Cadair commented 4 months ago

Another thought from #31:

Why don't we add a line or something here strengthening the maximum or hard pin requirement to say that "you MUST not require versions of any dependency older than 24 months?" This would go a long way to removing conflicts when trying to install all compliant packages in the same env?

sapols commented 4 months ago

Okay I pushed another round of changes that capture all comments added since the last push:

I think this document is looking pretty strong now. I still want feedback on the "How to Teach This" section (basically, do people like the two ideas in there already and should I expand them, or does someone have a better idea?). Otherwise, we may be approaching a point where I could see putting this to a first vote. UPDATE: I refined the "How to Teach This" bullets so we could leave them as-is if no one objects.

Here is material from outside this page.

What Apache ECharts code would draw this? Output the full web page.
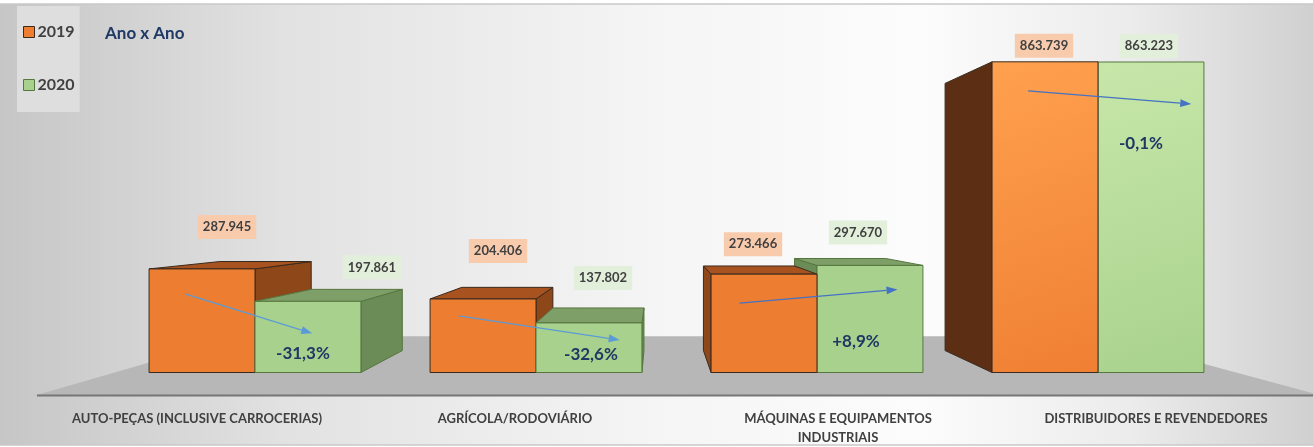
<!DOCTYPE html>
<html>
<head>
<meta charset="utf-8">
<script src="https://cdn.jsdelivr.net/npm/echarts@6/dist/echarts.min.js"></script>
<style>
html,body{margin:0;padding:0;background:#fff;}
#chart{width:1313px;height:447px;}
</style>
</head>
<body>
<div id="chart"></div>
<script>
// ---- data ----
const categories = ['AUTO-PEÇAS (INCLUSIVE CARROCERIAS)', 'AGRÍCOLA/RODOVIÁRIO', 'MÁQUINAS E EQUIPAMENTOS\nINDUSTRIAIS', 'DISTRIBUIDORES E REVENDEDORES'];
const seriesNames = ['2019', '2020'];
const values2019 = [287945, 204406, 273466, 863739];
const values2020 = [197861, 137802, 297670, 863223];
const chartTitle = 'Ano x Ano';

// ---- layout / style (not data) ----
const FONT = "Lato, 'Open Sans', sans-serif";
const BAR_RATIO = 0.377;
const DEPTH = 0.14;
const VP_RATIO = [0.5, 0.483];
const labelShift = [-58, -21, 21, 58];
const highlight = [false, false, false, true];
const valueLabelOffset = [
  [[25, -42], [15, -48], [-11, -30], [-1, -16]],
  [[64, -34], [14, -45], [-12, -33], [-2, -16]]
];
const pctOffset = [[-5, 52], [2, 32], [-14, 76], [-10, 82]];
const arrowStart = [[0.34, 25], [0.27, 17], [0.27, 29], [0.34, 29]];
const arrowEnd = [[0.54, 32], [0.79, 17], [0.76, 24], [0.88, 42]];
const arrowColor = ['#5b9bd5', '#5b9bd5', '#4472c4', '#4472c4'];

const palettes = [
  { front: '#ed7d31', frontHi: ['#ffa14f', '#ef7f33'], top: '#a8531f', side: '#8e4719', sideHi: '#5c2f15', stroke: '#3a2a1e', labelBg: '#f8cbad' },
  { front: '#a9d18e', frontHi: ['#c7e7a9', '#a9d28e'], top: '#7f9f69', side: '#6b8b57', sideHi: '#6b8b57', stroke: '#56773f', labelBg: '#e2efda' }
];

function fmt(v) { return Math.round(v).toString().replace(/\B(?=(\d{3})+(?!\d))/g, '.'); }
function pct(a, b) {
  const p = (b / a - 1) * 100;
  const s = p.toFixed(1).replace('.', ',');
  return (p > 0 ? '+' : '') + s + '%';
}

function geom(api, idx, s, v) {
  const top = api.coord([idx, v]);
  const base = api.coord([idx, 0]);
  const band = api.size([1, 0])[0];
  const w = band * BAR_RATIO;
  const x0 = s === 0 ? top[0] - w : top[0];
  return { x0: x0, x1: x0 + w, yT: top[1], yB: base[1], w: w };
}

function makeBoxRenderer(s) {
  return function (params, api) {
    const idx = api.value(0);
    const v = api.value(1);
    const g = geom(api, idx, s, v);
    const W = api.getWidth(), H = api.getHeight();
    const vp = [W * VP_RATIO[0], H * VP_RATIO[1]];
    const pr = p => [p[0] + DEPTH * (vp[0] - p[0]), p[1] + DEPTH * (vp[1] - p[1])];
    const pal = palettes[s];
    const hi = highlight[idx];
    const z = 100 - Math.abs((g.x0 + g.x1) / 2 - vp[0]) / 10;
    const children = [];
    const sideColor = hi ? pal.sideHi : pal.side;
    const strokeStyle = { stroke: pal.stroke, lineWidth: 1 };
    if (g.x1 < vp[0]) {
      children.push({ type: 'polygon', z2: z, shape: { points: [[g.x1, g.yT], [g.x1, g.yB], pr([g.x1, g.yB]), pr([g.x1, g.yT])] }, style: Object.assign({ fill: sideColor }, strokeStyle) });
    }
    if (g.x0 > vp[0]) {
      children.push({ type: 'polygon', z2: z, shape: { points: [[g.x0, g.yT], [g.x0, g.yB], pr([g.x0, g.yB]), pr([g.x0, g.yT])] }, style: Object.assign({ fill: sideColor }, strokeStyle) });
    }
    if (g.yT > vp[1]) {
      children.push({ type: 'polygon', z2: z + 0.1, shape: { points: [[g.x0, g.yT], [g.x1, g.yT], pr([g.x1, g.yT]), pr([g.x0, g.yT])] }, style: Object.assign({ fill: pal.top }, strokeStyle) });
    }
    const frontFill = hi ? new echarts.graphic.LinearGradient(0, 0, 1, 1, [{ offset: 0, color: pal.frontHi[0] }, { offset: 1, color: pal.frontHi[1] }]) : pal.front;
    children.push({ type: 'rect', z2: z + 0.2, shape: { x: g.x0, y: g.yT, width: g.w, height: g.yB - g.yT }, style: Object.assign({ fill: frontFill }, strokeStyle) });
    const off = valueLabelOffset[s][idx];
    children.push({
      type: 'text', z2: 500,
      style: {
        text: fmt(v), x: (g.x0 + g.x1) / 2 + off[0], y: g.yT + off[1],
        align: 'center', verticalAlign: 'middle',
        fill: '#404040', font: 'bold 13px ' + FONT,
        backgroundColor: pal.labelBg, padding: [6, 5, 5, 5]
      }
    });
    return { type: 'group', children: children };
  };
}

function renderAnnot(params, api) {
  const idx = api.value(0);
  const a = api.value(1), b = api.value(2);
  const g1 = geom(api, idx, 0, a);
  const g2 = geom(api, idx, 1, b);
  const s = [g1.x0 + arrowStart[idx][0] * g1.w, g1.yT + arrowStart[idx][1]];
  const e = [g2.x0 + arrowEnd[idx][0] * g2.w, g2.yT + arrowEnd[idx][1]];
  const ang = Math.atan2(e[1] - s[1], e[0] - s[0]);
  const L = 11, HW = 4;
  const bx = e[0] - L * Math.cos(ang), by = e[1] - L * Math.sin(ang);
  const nx = -Math.sin(ang) * HW, ny = Math.cos(ang) * HW;
  const col = arrowColor[idx];
  const po = pctOffset[idx];
  return {
    type: 'group',
    children: [
      { type: 'line', z2: 600, shape: { x1: s[0], y1: s[1], x2: bx, y2: by }, style: { stroke: col, lineWidth: 1.3 } },
      { type: 'polygon', z2: 600, shape: { points: [[e[0], e[1]], [bx + nx, by + ny], [bx - nx, by - ny]] }, style: { fill: col } },
      { type: 'text', z2: 600, style: { text: pct(a, b), x: (g2.x0 + g2.x1) / 2 + po[0], y: g2.yT + po[1], align: 'center', verticalAlign: 'middle', fill: '#1f3864', font: 'bold 17px ' + FONT } }
    ]
  };
}

function renderFloor(params, api) {
  const base = api.coord([0, 0]);
  const W = api.getWidth(), H = api.getHeight();
  const vp = [W * VP_RATIO[0], H * VP_RATIO[1]];
  const yF = base[1] + 23;
  const k = 0.33;
  const fl = [35, yF], fr = [W + 8, yF];
  const bl = [fl[0] + k * (vp[0] - fl[0]), fl[1] + k * (vp[1] - fl[1])];
  const br = [fr[0] + k * (vp[0] - fr[0]), fr[1] + k * (vp[1] - fr[1])];
  return {
    type: 'group',
    children: [
      { type: 'polygon', shape: { points: [fl, fr, br, bl] }, style: { fill: '#b7b7b7' } },
      { type: 'line', shape: { x1: fl[0] + 2, y1: yF, x2: W, y2: yF }, style: { stroke: '#767676', lineWidth: 2 } }
    ]
  };
}

const chart = echarts.init(document.getElementById('chart'), null, { renderer: 'canvas' });

const axisData = categories.map((c, i) => {
  const sh = labelShift[i];
  return { value: c, textStyle: { padding: sh < 0 ? [0, -2 * sh, 0, 0] : [0, 0, 0, 2 * sh] } };
});

chart.setOption({
  animation: false,
  backgroundColor: '#ffffff',
  graphic: [
    {
      type: 'rect', z: -10, silent: true,
      shape: { x: 0, y: 4, width: 1313, height: 441 },
      style: {
        fill: new echarts.graphic.LinearGradient(0, 0, 1, 0, [
          { offset: 0, color: '#c6c6c6' },
          { offset: 0.22, color: '#e2e2e2' },
          { offset: 0.5, color: '#f5f5f5' },
          { offset: 0.7, color: '#fcfcfc' },
          { offset: 0.86, color: '#ececec' },
          { offset: 1, color: '#d0d0d0' }
        ]),
        stroke: null
      }
    },
    { type: 'line', z: -9, silent: true, shape: { x1: 0, y1: 4, x2: 1313, y2: 4 }, style: { stroke: '#c8c8c8', lineWidth: 1.5 } },
    { type: 'line', z: -9, silent: true, shape: { x1: 0, y1: 445, x2: 1313, y2: 445 }, style: { stroke: '#c8c8c8', lineWidth: 1.5 } }
  ],
  title: {
    text: chartTitle, left: 100, top: 20,
    textStyle: { color: '#1f3864', fontSize: 17, fontWeight: 'bold', fontFamily: FONT }
  },
  legend: {
    orient: 'vertical', left: 17, top: 6,
    backgroundColor: '#dedede',
    padding: [18, 5, 19, 6],
    itemGap: 37, itemWidth: 11, itemHeight: 11,
    icon: 'rect',
    textStyle: { color: '#404040', fontSize: 16, fontWeight: 'bold', fontFamily: FONT, padding: [0, 0, 0, -2] },
    data: [
      { name: '2019', itemStyle: { color: '#ed7d31', borderColor: '#3a2a1e', borderWidth: 1 } },
      { name: '2020', itemStyle: { color: '#a9d18e', borderColor: '#56773f', borderWidth: 1 } }
    ]
  },
  grid: { left: 114.5, right: 74.5, top: 12.8, bottom: 73 },
  xAxis: {
    type: 'category', data: axisData,
    axisLine: { show: false }, axisTick: { show: false },
    axisLabel: { interval: 0, margin: 36.5, color: '#404040', fontSize: 13, fontWeight: 'bold', fontFamily: FONT, lineHeight: 19 }
  },
  yAxis: { type: 'value', min: 0, max: 1000000, show: false, splitLine: { show: false } },
  series: [
    { type: 'custom', name: 'floor', z: 1, silent: true, renderItem: renderFloor, data: [[0, 0]], encode: { x: 0, y: 1 } },
    { type: 'custom', name: seriesNames[0], itemStyle: { color: '#ed7d31' }, renderItem: makeBoxRenderer(0), data: values2019.map((v, i) => [i, v]), encode: { x: 0, y: 1 } },
    { type: 'custom', name: seriesNames[1], itemStyle: { color: '#a9d18e' }, renderItem: makeBoxRenderer(1), data: values2020.map((v, i) => [i, v]), encode: { x: 0, y: 1 } },
    { type: 'custom', name: 'annot', z: 3, silent: true, renderItem: renderAnnot, data: values2019.map((v, i) => [i, v, values2020[i]]), encode: { x: 0, y: 1 } }
  ]
});
</script>
</body>
</html>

jtniehof commented 2 months ago

16 has a new suggested standard (12 in there) which is worth looking at in this context.

Also, I suggest we explicitly note that this replaces standard 11:

  1. Python 3: All packages must be compatible or work towards being compatible with Python 3. Providing ongoing support for Python 2 is not recommended as the end of life for Python 2 is January 1, 2020 (see PEP 373).

Such a note probably belongs in "how to teach this" ("This section should also document any changes the PHEP makes relative to a PHEP it replaces or some other widely-used standard or reference"). I don't know if we want to use the "Replaces:" header for standards which are replaced.

sapols commented 2 months ago

We actually already explicitly note this replaces standard 11 throughout, in the Abstract, Motivation, and Specification.

rebeccaringuette commented 1 month ago

suggest change: support these packages IF they are a dependency of the package

namurphy commented 1 month ago

Related note: I raised https://github.com/astral-sh/uv/issues/7515 as a feature request to uv to automate updating of the minimum allowed versions of packages in pyproject.toml. If packages were able to add that to CI, then it would make it easier to abide by the drop policy in SPEC 0.